Fausto Giudice, 9/4/2022
The mayor of Bucha, a residential suburb of 36,000 people northwest of Kiev, Ukraine, announced April 1 that the city was “liberated” the day before, on March 31, from Russian occupiers. At the same time, the Ukrainian police announced that they had launched a hunt for “saboteurs” and “Russian agents disguised as civilians.”
On April 2, Ukrainian lawyer Ilya Novikov posted on his Facebook page a video from a Ukrainian Telegram page.  This one-minute, nine seconds long video shows a convoy of Ukrainian tanks moving down a street in Bucha. Twelve bodies can be counted; one body had his hands tied behind his back with a white bandage.

Invisible corpses in Bucha
In the hours that followed, the entire “social media sphere,” and then the mainstream media, went wild. “The Russians committed war crimes in Bucha; they massacred 300 civilians.”  No one has seen these 300 corpses.  Some photos show black bags which supposedly contained bodies. It’s easy to believe that they contain dead bodies, but there is no explanation of when and how these deaths occurred.   
The photos and videos followed one another in total chaos.  The same body appears in different photos in different places. Bodies appear, disappear and reappear with different details. Some photos show bodies with their hands tied behind their backs, others show white armbands on their arms.
During the month in which Russian troops occupied Bucha and the surrounding areas, civilians were encouraged to wear white armbands to show that they were non-hostile civilians. Ukrainian civilians and military and paramilitary personnel wore blue armbands.
According to the dominant narrative, the Russian military killed civilians who were not hostile to them. They are therefore as crazy as their leader, Russian President Vladimir Putin, the “Great Satan” of 2022.
At the same time and then after the media and social networks ( publicized the video and photos),  the politicians entered the dance: U.S. President Joe Biden,  Ursula von der Leyen (president of the European Commission) and Josep Borrell (High Represemtatove of the European Union for Foreign Affairs and Security Policy), all denounced the “war crime of Bucha.” Russia has been denied the right to speak and vote in the United Nations Human Rights Council.
Ukrainian President Volydymyr Zelensky, the “servant of the people,” the eternal hero of a never-ending soap opera, called for a “Nuremberg Tribunal for Putin.” And finally, here is the Pope himself, in a scene worthy of Italian filmmaker Nanni Moretti, brandishing and kissing a Ukrainian flag “from the martyred city of Bucha,” during a ceremony in which he gives Easter eggs to Ukrainian children.

Ukrainian flag honors Cossacks
No media outlet that published photos or the video of the scene explained what was written on the flag: “Fourth Cossack Centuria of Maidan.” The Centuria (“sotnya”) was the basic unit of the Cossacks [mounted] troops of the various armies in which they served.

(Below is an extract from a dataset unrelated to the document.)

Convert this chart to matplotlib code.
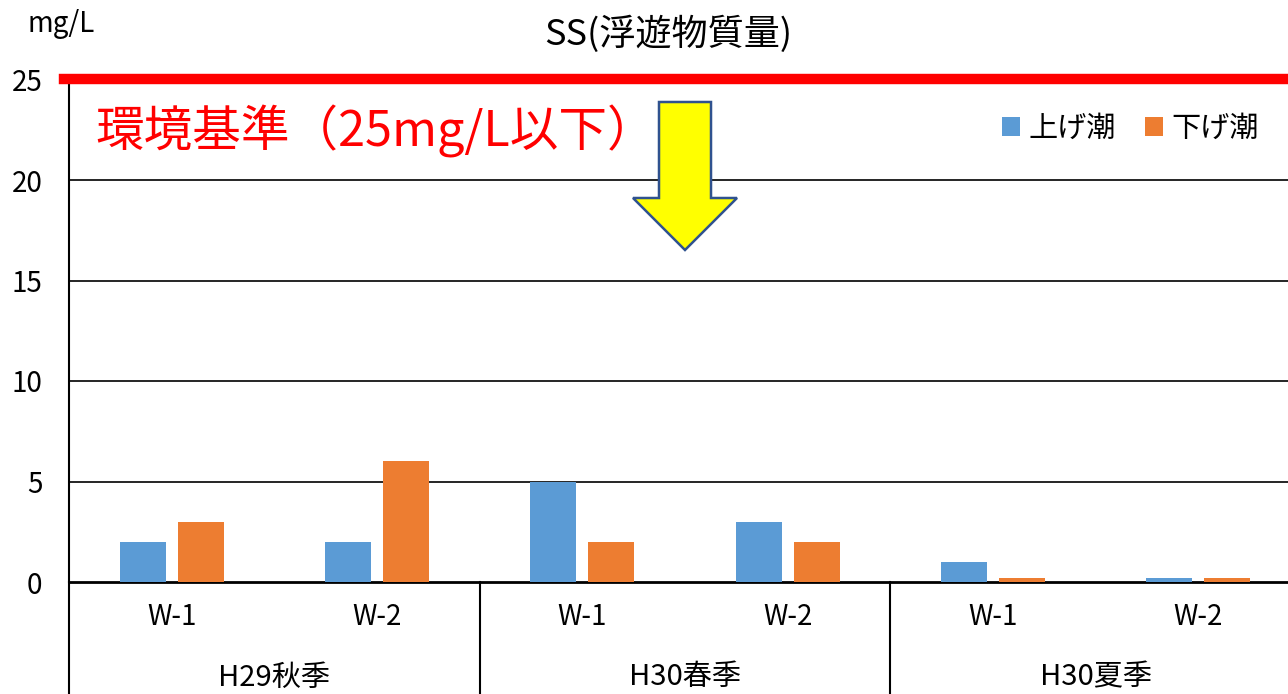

During what Radio Free Europe dubbed the “Euromaidan” of 2013-2014, the security service organized by the politician Andriy Parubiy, initially a neo-Nazi and later a weathervane, was structured in groups with poetic names that evoked  Ukraine’s “glorious past” — in  other words, the fight against “Judeo-Bolshevism”!
So much for Bucha. Why Bucha? Is it because in English, Bucha inevitably evokes “butcher”? But who would be the butcher in chief of Bucha? There are two opposing theories [about who would fit this role, represented by two individuals]: Azatbek Asanbekovitch Omurbekov and Serhii Korotkykh.
Omurbekov is a lieutenant-colonel of unit 51460 of the 64th Separate Russian Motorized Rifle Brigade. He is a Kyrgyz according to some sources, a Karakalpak according to others.  His grandfather and father served in the Red Army and his brother belongs to the FSB [Federal Security Bureau].
Korokykh, born in 1974, nicknamed “Malyuta” in Ukrainian and “Botsman” in Russian, is a Belarusian neo-Nazi and, a member of the Russian fascist organization RNE (Russian National Unity), which he left to found the National Socialist Society.
He is a founder of the NGO Zirka, “Dawn” (Protection and Reconstruction of the Country), suspected of a series of murders and assaults in Belarus and then in Ukraine, where he has been active since 2014. Incorporated into the Azov Battalion (a neo-Nazi wing of the Ukrainian military), he was naturalized Ukrainian in December 2014 during a ceremony where (former Ukrainian) President Petro Poroshenko thanked him for his services.
In May 2015, Korothkykh became the head of the newly created Police Service for the Security of Strategic Objects and headed it until 2017. He also had dealings with Foxtrot-13, a police-run security company. In 2020, (Ian Beletsky), one of the authors of a file on Korothkykh, published by the Institute for National Policy, accusing him, among other things, of being an FSB agent, was kidnapped and severely beaten in the vicinity of Kiev, by the “usual suspects.”
Korotkykh arrived in Bucha with his men in early April. Imagine what kind of “humanitarian” work they dedicated themselves to: burying corpses or producing them?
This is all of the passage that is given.